10 Gene Regulatory Networks (pySCENIC)

How do Transcription Factors (TFs) regulate target genes? Traditional differential expression analysis only tells you “which genes changed,” but SCENIC tells you “who is issuing the commands.”

If you have ever run the legacy R version of SCENIC, you undoubtedly remember its excruciatingly slow speed and the requirement to download tens of gigabytes of local databases. Today, the Python-based pySCENIC (powered by GRNBoost2) completely crushes the original R version in both speed and performance.

Rather than forcing users to leave the SingleCellExperiment workflow and manually manage a separate Python environment, sclet brings this functionality back into the same state-aware framework. Leveraging the basilisk isolated environment, it provides a native sclet entry point to pySCENIC: RunSCENIC().

The examples in this chapter are shown but not executed during book rendering. A realistic pySCENIC workflow depends on external transcription-factor lists and cisTarget ranking databases, so it is more honest to present the code as a template that readers can adapt to their own resources. In practice, the limiting factor is not the Python environment itself, but the requirement to provide large database files that are version-matched to the species and genome build of your dataset.
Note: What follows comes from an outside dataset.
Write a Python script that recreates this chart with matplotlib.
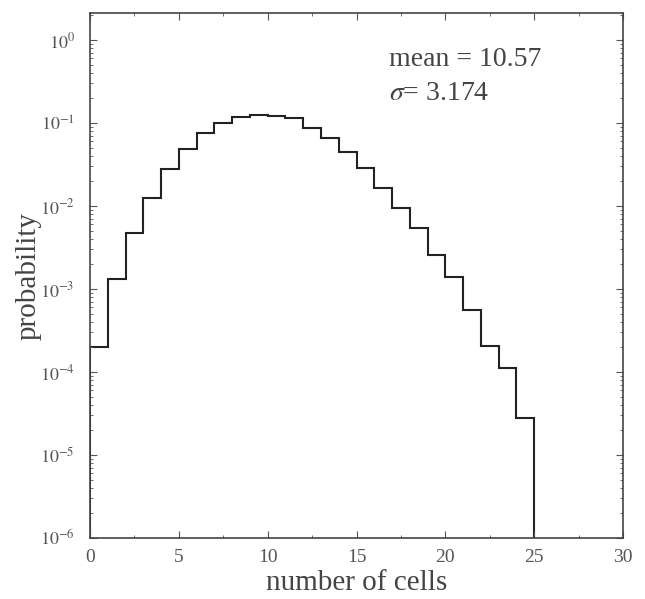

10.1 Environment and Data Preparation

You no longer need to manually configure complex Python environments or wrestle with conda conflicts. sclet securely prepares the sandbox in the background. You only need to provide three things: 1. Your single-cell expression matrix (SCE object) 2. A list of transcription factors (.txt) 3. The Motif database file (in Feather format)
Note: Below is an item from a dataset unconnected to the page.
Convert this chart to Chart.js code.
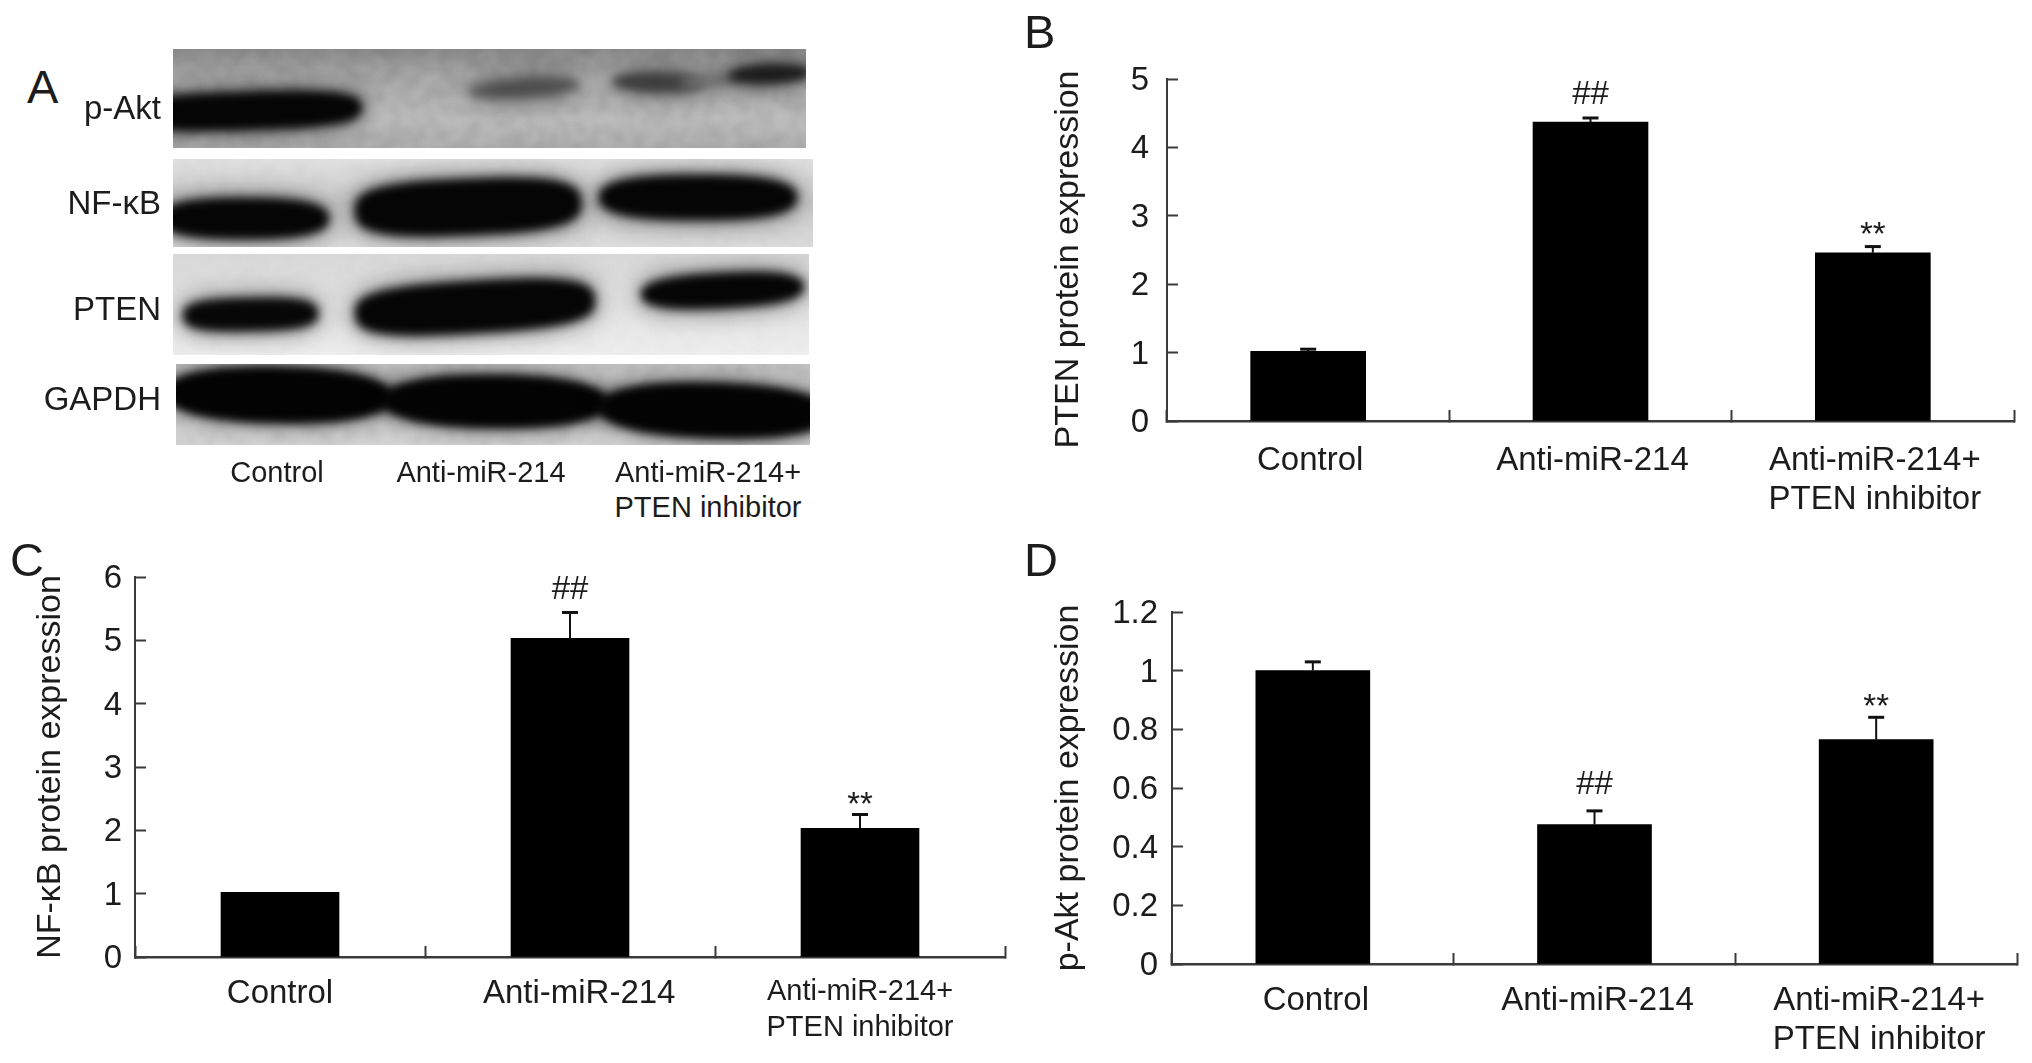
<!DOCTYPE html>
<html><head><meta charset="utf-8">
<style>
html,body{margin:0;padding:0;background:#fff;width:2032px;height:1063px;overflow:hidden}
canvas{position:absolute;display:block}
.t{position:absolute;font-family:"Liberation Sans",Arial,sans-serif;color:#1c1c1c;white-space:nowrap}
</style>
<script src="https://cdn.jsdelivr.net/npm/chart.js@4/dist/chart.umd.min.js"></script>
</head><body>
<canvas id="blot" style="left:160px;top:40px" width="670" height="420"></canvas>
<canvas id="b" style="left:1020px;top:0" width="1012" height="540"></canvas>
<canvas id="c" style="left:0;top:530px" width="1020" height="533"></canvas>
<canvas id="d" style="left:1020px;top:530px" width="1012" height="533"></canvas>
<script>
const categories = ['Control', 'Anti-miR-214', ['Anti-miR-214+', 'PTEN inhibitor']];
const nfkbCategories = ['Control', '\u00A0\u00A0Anti-miR-214', ['Anti-miR-214+', 'PTEN inhibitor']];
const ptenValues = [1.02, 4.37, 2.46];
const ptenErrors = [0.03, 0.06, 0.09];
const nfkbValues = [1.02, 5.03, 2.03];
const nfkbErrors = [0, 0.41, 0.22];
const paktValues = [1.0, 0.475, 0.765];
const paktErrors = [0.03, 0.047, 0.076];
const marks = ['', '##', '**'];
const ptenTicks = [0, 1, 2, 3, 4, 5];
const nfkbTicks = [0, 1, 2, 3, 4, 5, 6];
const paktTicks = [0, 0.2, 0.4, 0.6, 0.8, 1, 1.2];

const FONT = '"Liberation Sans", Arial, sans-serif';
const INK = '#1c1c1c', AXIS = '#3a3a3a';

const errorBars = {
  id: 'errorBars',
  afterDatasetsDraw(chart, args, opts) {
    const ctx = chart.ctx, y = chart.scales.y, els = chart.getDatasetMeta(0).data;
    ctx.save();
    els.forEach((el, i) => {
      const base = y.getPixelForValue(opts.values[i]);
      const top = y.getPixelForValue(opts.values[i] + opts.errors[i]);
      if (opts.errors[i] > 0) {
        ctx.strokeStyle = '#111';
        ctx.lineWidth = 2;
        ctx.beginPath(); ctx.moveTo(el.x, base); ctx.lineTo(el.x, top); ctx.stroke();
        ctx.lineWidth = 3;
        ctx.beginPath(); ctx.moveTo(el.x - 8, top); ctx.lineTo(el.x + 8, top); ctx.stroke();
      }
      if (marks[i]) {
        ctx.fillStyle = INK;
        ctx.textAlign = 'center';
        ctx.textBaseline = 'alphabetic';
        ctx.font = '33px ' + FONT;
        ctx.fillText(marks[i], el.x, top - (marks[i] === '##' ? opts.hashGap : opts.starGap));
      }
    });
    ctx.restore();
  }
};

function makeChart(id, cfg) {
  return new Chart(document.getElementById(id), {
    type: 'bar',
    plugins: [errorBars],
    data: {
      labels: cfg.labels,
      datasets: [{ data: cfg.values, backgroundColor: '#000', borderWidth: 0, barThickness: cfg.barWidth }]
    },
    options: {
      responsive: false, animation: false, devicePixelRatio: 1,
      layout: { padding: cfg.padding },
      plugins: {
        legend: { display: false }, tooltip: { enabled: false }, title: { display: false },
        errorBars: { values: cfg.values, errors: cfg.errors, hashGap: cfg.hashGap, starGap: cfg.starGap }
      },
      scales: {
        x: {
          grid: { drawOnChartArea: false, tickLength: -11, tickColor: AXIS, tickWidth: 2, offset: true },
          border: { display: true, color: AXIS, width: 2.5 },
          ticks: {
            autoSkip: false, maxRotation: 0, minRotation: 0, color: INK, padding: cfg.xPad, labelOffset: cfg.xShift,
            font: c => ({ family: FONT, size: (cfg.smallLast && c.index === 2) ? 29 : 33, lineHeight: (cfg.smallLast && c.index === 2) ? 1.24 : 1.18 })
          },
          afterFit: s => { s.height = cfg.xHeight; }
        },
        y: {
          min: 0, max: cfg.ticks[cfg.ticks.length - 1],
          afterBuildTicks: s => { s.ticks = cfg.ticks.map(v => ({ value: v })); },
          grid: { drawOnChartArea: false, tickLength: -11, tickColor: AXIS, tickWidth: 2 },
          border: { display: true, color: AXIS, width: 2 },
          ticks: {
            color: INK, padding: cfg.yPad, labelOffset: 2, font: { family: FONT, size: 33 },
            callback: v => String(v)
          },
          title: { display: true, text: cfg.title, color: INK, font: { family: FONT, size: 34 }, padding: { top: cfg.titlePad, bottom: 0 } },
          afterFit: s => { s.width = cfg.yWidth; }
        }
      }
    }
  });
}

makeChart('b', { labels: categories, values: ptenValues, errors: ptenErrors, ticks: ptenTicks, title: 'PTEN protein expression  ',
  barWidth: 115, padding: { left: 0, top: 79, right: 18, bottom: 0 }, xHeight: 119, yWidth: 147,
  xPad: 31, xShift: 2, yPad: 29, titlePad: 28, hashGap: 14, starGap: 2 });
makeChart('c', { labels: nfkbCategories, values: nfkbValues, errors: nfkbErrors, ticks: nfkbTicks, title: 'NF-\u03BAB protein expression',
  barWidth: 118, padding: { left: 0, top: 47, right: 15, bottom: 0 }, xHeight: 106, yWidth: 135, smallLast: true,
  xPad: 28, xShift: 0, yPad: 24, titlePad: 30, hashGap: 13, starGap: 0 });
makeChart('d', { labels: categories, values: paktValues, errors: paktErrors, ticks: paktTicks, title: 'p-Akt protein expression',
  barWidth: 114, padding: { left: 0, top: 82, right: 15, bottom: 0 }, xHeight: 99, yWidth: 152,
  xPad: 28, xShift: 3, yPad: 25, titlePad: 28, hashGap: 17, starGap: 0 });

/* Panel A: the western blot photograph, painted as soft bands */
(function () {
  const g = document.getElementById('blot').getContext('2d');
  const OX = 160, OY = 40;
  function hash(a, b) { const s = Math.sin(a * 12.9898 + b * 78.233) * 43758.5453; return s - Math.floor(s); }
  function blob(cx, cy, a, b, rot, n) {
    g.save(); g.translate(cx, cy); g.rotate(rot);
    g.beginPath();
    for (let k = 0; k < 120; k++) {
      const t = k / 120 * Math.PI * 2, c = Math.cos(t), s = Math.sin(t);
      const px = a * Math.sign(c) * Math.pow(Math.abs(c), 2 / n);
      const py = b * Math.sign(s) * Math.pow(Math.abs(s), 2 / n);
      k ? g.lineTo(px, py) : g.moveTo(px, py);
    }
    g.closePath(); g.fill(); g.restore();
  }
  function strip(x, y, w, h, stops, grain, bands) {
    g.save();
    g.beginPath(); g.rect(x - OX, y - OY, w, h); g.clip();
    const gr = g.createLinearGradient(0, y - OY, 0, y - OY + h);
    stops.forEach(s => gr.addColorStop(s[0], s[1]));
    g.fillStyle = gr; g.fillRect(x - OX, y - OY, w, h);
    g.filter = 'blur(3px)';
    for (let i = 0; i < w; i += 6) for (let j = 0; j < h; j += 6) {
      const n = hash(i + x, j + y);
      g.fillStyle = n > 0.5 ? 'rgba(255,255,255,' + (n - 0.5) * grain + ')' : 'rgba(0,0,0,' + (0.5 - n) * grain + ')';
      g.fillRect(x - OX + i, y - OY + j, 6, 6);
    }
    bands.forEach(b => {
      const [x1, y1, x2, y2, rot, col, soft, n] = b;
      const cx = (x1 + x2) / 2 - OX, cy = (y1 + y2) / 2 - OY, a = (x2 - x1) / 2, bb = (y2 - y1) / 2;
      g.fillStyle = col;
      g.filter = 'blur(' + soft * 2.4 + 'px)'; g.globalAlpha = 0.55; blob(cx, cy, a + 2, bb + 2, rot, n);
      g.filter = 'blur(' + soft + 'px)'; g.globalAlpha = 1; blob(cx, cy, a, bb, rot, n);
    });
    g.restore();
  }
  strip(173, 49, 633, 99, [[0, '#8a8a8a'], [0.3, '#a8a8a8'], [0.7, '#bcbcbc'], [1, '#aeaeae']], 0.16, [
    [130, 92, 362, 130, -0.03, '#050505', 5, 3],
    [468, 78, 580, 98, -0.07, '#4a4a4a', 6, 2],
    [612, 72, 706, 93, 0.02, '#3e3e3e', 5, 2],
    [680, 74, 750, 86, -0.1, '#707070', 5, 2],
    [728, 64, 812, 84, -0.04, '#1c1c1c', 5, 2]
  ]);
  strip(173, 159, 640, 88, [[0, '#e0e0e0'], [0.5, '#cccccc'], [1, '#dcdcdc']], 0.05, [
    [160, 198, 329, 239, 0, '#050505', 5, 2.6],
    [355, 179, 581, 235, -0.04, '#050505', 5, 3],
    [599, 175, 797, 220, 0, '#050505', 5, 2.6]
  ]);
  strip(173, 254, 636, 101, [[0, '#d8d8d8'], [0.5, '#e2e2e2'], [1, '#eeeeee']], 0.04, [
    [183, 298, 318, 331, -0.02, '#070707', 5, 3],
    [355, 281, 595, 333, -0.06, '#050505', 5, 3],
    [641, 273, 804, 308, -0.05, '#050505', 5, 2.6]
  ]);
  strip(176, 364, 634, 81, [[0, '#c0c0c0'], [1, '#d2d2d2']], 0.12, [
    [165, 367, 392, 423, 0.02, '#030303', 4, 2.3],
    [382, 375, 608, 428, 0.01, '#030303', 4, 2.3],
    [598, 383, 830, 438, 0.03, '#030303', 4, 2.3]
  ]);
})();

/* Panel letters and blot captions as real text */
const captions = [
  ['A', 27, null, 103, 47], ['B', 1024, null, 48, 47], ['C', 10, null, 576, 47], ['D', 1024, null, 576, 47],
  ['p-Akt', null, 161, 119, 33], ['NF-\u03BAB', null, 161, 214, 33], ['PTEN', null, 161, 320, 33], ['GAPDH', null, 161, 410, 33]
];
captions.forEach(([text, left, right, base, size]) => {
  const e = document.createElement('div');
  e.className = 't'; e.textContent = text;
  e.style.fontSize = size + 'px'; e.style.lineHeight = size + 'px';
  e.style.top = (base - 0.8465 * size) + 'px';
  if (left !== null) e.style.left = left + 'px';
  else e.style.right = (2032 - right) + 'px';
  document.body.appendChild(e);
});
const blotLabels = [['Control', 277, 483], ['Anti-miR-214', 481, 483], ['Anti-miR-214+', 708, 483], ['PTEN inhibitor', 708, 518]];
blotLabels.forEach(([text, cx, base]) => {
  const e = document.createElement('div');
  e.className = 't'; e.textContent = text;
  e.style.fontSize = '29px'; e.style.lineHeight = '29px';
  e.style.top = (base - 0.8465 * 29) + 'px';
  e.style.left = cx + 'px'; e.style.transform = 'translateX(-50%)';
  document.body.appendChild(e);
});
</script>
</body></html>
For most human or mouse analyses, this also means checking that your TF list, motif annotation table, and cisTarget ranking database all come from the same release family before you start the run.

library(sclet)
# Assuming 'sce' is your pre-processed object

# Specify the paths to your downloaded databases
tfs_path <- "path/to/hs_hgnc_tfs.txt"
database_paths <- c(
  "path/to/hg38__refseq-r80__10kb_up_and_down_tss.mc9nr.feather"
)
motif_annotations_path <- "path/to/motifs-v9-nr.hgnc-m0.001-o0.0.tbl"

10.2 One-Click Inference and Scoring

Next, call RunSCENIC(). All heavy lifting—GRNBoost2 inference, Motif pruning, and AUCell scoring—will be executed blazingly fast in the Python backend.

sce <- RunSCENIC(
  sce,
  tfs_path = tfs_path,
  motif_annotations_path = motif_annotations_path,
  database_paths = database_paths,
  assay_use = "counts",
  num_workers = 8
) # Supports multi-threading

10.3 Result Retrieval and State Awareness

After the run, where does the massive AUCell scoring matrix (tens of thousands of cells by hundreds of regulons) go?

To keep the main SCE object clean and performant, sclet mounts this large scoring matrix as an altExp (Alternative Experiment) and records it in the scenic state.

# Check the SCENIC state provenance
get_scenic(sce)

# Extract the AUCell matrix for downstream analysis
auc_matrix <- SingleCellExperiment::altExp(sce, "SCENIC_AUC")

Bottom Line: You can now directly perform dimensionality reduction and clustering on this auc_matrix to see if your cells group together based on “regulatory network activity” rather than just “gene expression levels”.